Sports TV has the juice
For the Comcasts and DirecTVs of the world, dedicated sports channels represent four of the top ten subscriber fee earners, with ESPN the leader by a large margin.
Given that kind of juice, sports programmers like the NFL are a force to be reckoned with in licensing negotiations. The Wall Street Journal reports that the NFL and other sports leagues took an average 40 percent fee increase in recent renewals of their four-year contracts with network and pay TV operators.
Their power and influence in the market enable sports programmers to play the field in choosing distribution partners,as the NFL’s recent visit to California to meet with Google vividly demonstrates.
Lee Berke, a sports media consultant who’s worked with Verizon Wireless on past sports deals, says the space is ripe for disruption. “You can look at it as [the sports programmers] offering a [TV] signal, and they can offer that signal to whatever hot new technology medium that comes down the road, whether that’s Google Glass or a watch phone, or whatever,” Berke told TechHive. “They keep on moving to screen after screen, and they are definitely trying to pick winners.”
To sports fans who subscribe to cable TV only to watch football, such a sea change could be very good news. Here’s why.

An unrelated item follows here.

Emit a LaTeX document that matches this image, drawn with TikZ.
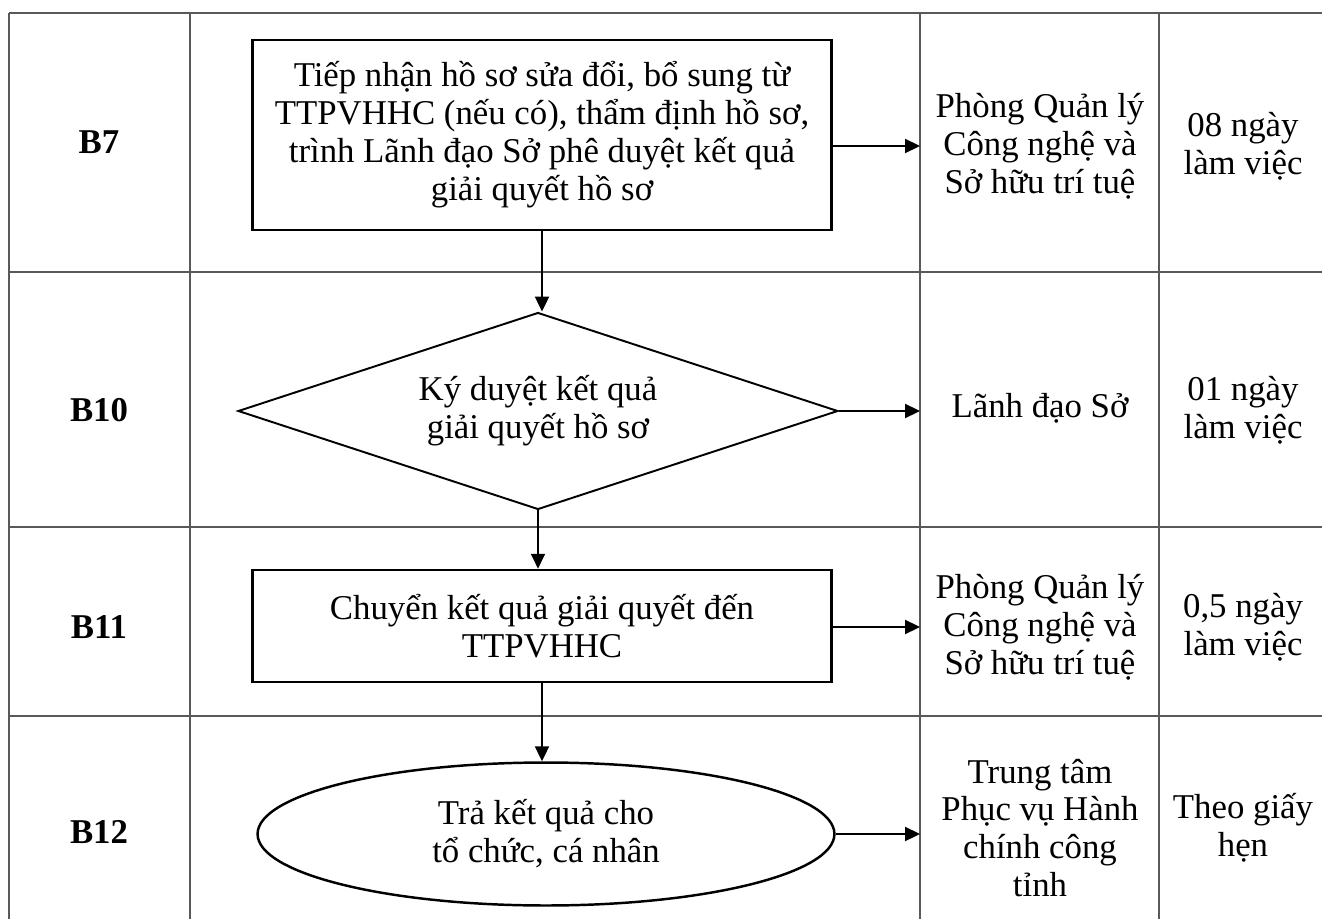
\documentclass[tikz,border=0pt]{standalone}
\usepackage{fontspec}
\setmainfont{Liberation Serif}
\usetikzlibrary{shapes.geometric,arrows.meta,positioning}

\begin{document}
\begin{tikzpicture}[
        x=0.02cm, y=-0.02cm,
        every node/.style={font=\fontsize{19.8}{21.6}\selectfont},
        grid/.style={
            draw=black!65,
            line width=0.9pt
        },
        stepbox/.style={
            draw,
            line width=1.5pt,
            minimum width=11.58cm,
            inner sep=0pt,
            align=center
        },
        decide/.style={
            draw,
            diamond,
            aspect=3.05,
            line width=1.1pt,
            minimum width=12cm,
            minimum height=3.94cm,
            inner sep=0pt,
            align=center
        },
        finish/.style={
            draw,
            ellipse,
            line width=1.4pt,
            minimum width=11.54cm,
            minimum height=2.86cm,
            inner sep=0pt,
            align=center
        },
        flow/.style={
            -{Triangle[length=8.5pt,width=8pt]},
            line width=1pt
        },
        rowlab/.style={font=\fontsize{19.8}{21.6}\selectfont\bfseries},
        cell/.style={align=center}
    ]

    \useasboundingbox (0,0) rectangle (1322,919);

    % table rules
    \foreach \y in {13,272,527,716}
        \draw[grid] (9,\y) -- (1322,\y);
    \foreach \x in {9,190,920,1159}
        \draw[grid] (\x,13) -- (\x,919);

    % step names
    \node[rowlab] (r7) at (99,142) {B7};
    \node[rowlab] (r10) at (99,410) {B10};
    \node[rowlab] (r11) at (99,627) {B11};
    \node[rowlab] (r12) at (99,832) {B12};

    % flow chart
    \node[stepbox, minimum height=3.8cm] (s7) at (542,135) {Tiếp nhận hồ sơ sửa đổi, bổ sung từ\\TTPVHHC (nếu có), thẩm định hồ sơ,\\trình Lãnh đạo Sở phê duyệt kết quả\\giải quyết hồ sơ};
    \node[decide] (s10) at (538,411) {Ký duyệt kết quả\\giải quyết hồ sơ};
    \node[stepbox, minimum height=2.24cm] (s11) at (542,626) {Chuyển kết quả giải quyết đến\\TTPVHHC};
    \node[finish] (s12) at (546,834) {Trả kết quả cho\\tổ chức, cá nhân};

    % who does it
    \node[cell] (u7) at (1040,146) {Phòng Quản lý\\Công nghệ và\\Sở hữu trí tuệ};
    \node[cell] (u10) at (1040,408) {Lãnh đạo Sở};
    \node[cell] (u11) at (1040,627) {Phòng Quản lý\\Công nghệ và\\Sở hữu trí tuệ};
    \node[cell] (u12) at (1040,828) {Trung tâm\\Phục vụ Hành\\chính công\\tỉnh};

    % how long
    \node[cell] (d7) at (1243,146) {08 ngày\\làm việc};
    \node[cell] (d10) at (1243,410) {01 ngày\\làm việc};
    \node[cell] (d11) at (1243,627) {0,5 ngày\\làm việc};
    \node[cell] (d12) at (1243,828) {Theo giấy\\hẹn};

    \coordinate (vx) at (920,0);

    % down the chart
    \draw[flow] (s7.south) -- (s7.south |- s10.north);
    \draw[flow] (s10.south) -- (s10.south |- s11.north);
    \draw[flow] (s11.south) -- (s11.south |- s12.north);

    % across to the unit column
    \draw[flow] (s7.east |- u7) -- (vx |- u7);
    \draw[flow] (s10.east) -- (vx |- s10.east);
    \draw[flow] (s11.east |- u11) -- (vx |- u11);
    \draw[flow] (s12.east) -- (vx |- s12.east);

    \end{tikzpicture}
\end{document}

By the time the 2014 NFL season rolls around, Google or some other Internet TV player may have forked over the cash to the NFL to stream a few seasons’ worth of pro games. The NFL may be one of the few content owners that’s willing and able to license premium content that could then be sold à la carte. A larger content owner like Viacom, for example, might require that a large group of its channels be sold in a bundle, as they now do on cable.
So while an NFL Sunday Ticket purchased from a Silicon Valley powerhouse like Google probably wouldn’t be that much less expensive than the $45 to $60 that DirectTV charges now, the fee would still be less than the $75 (and higher) that most people pay for cable.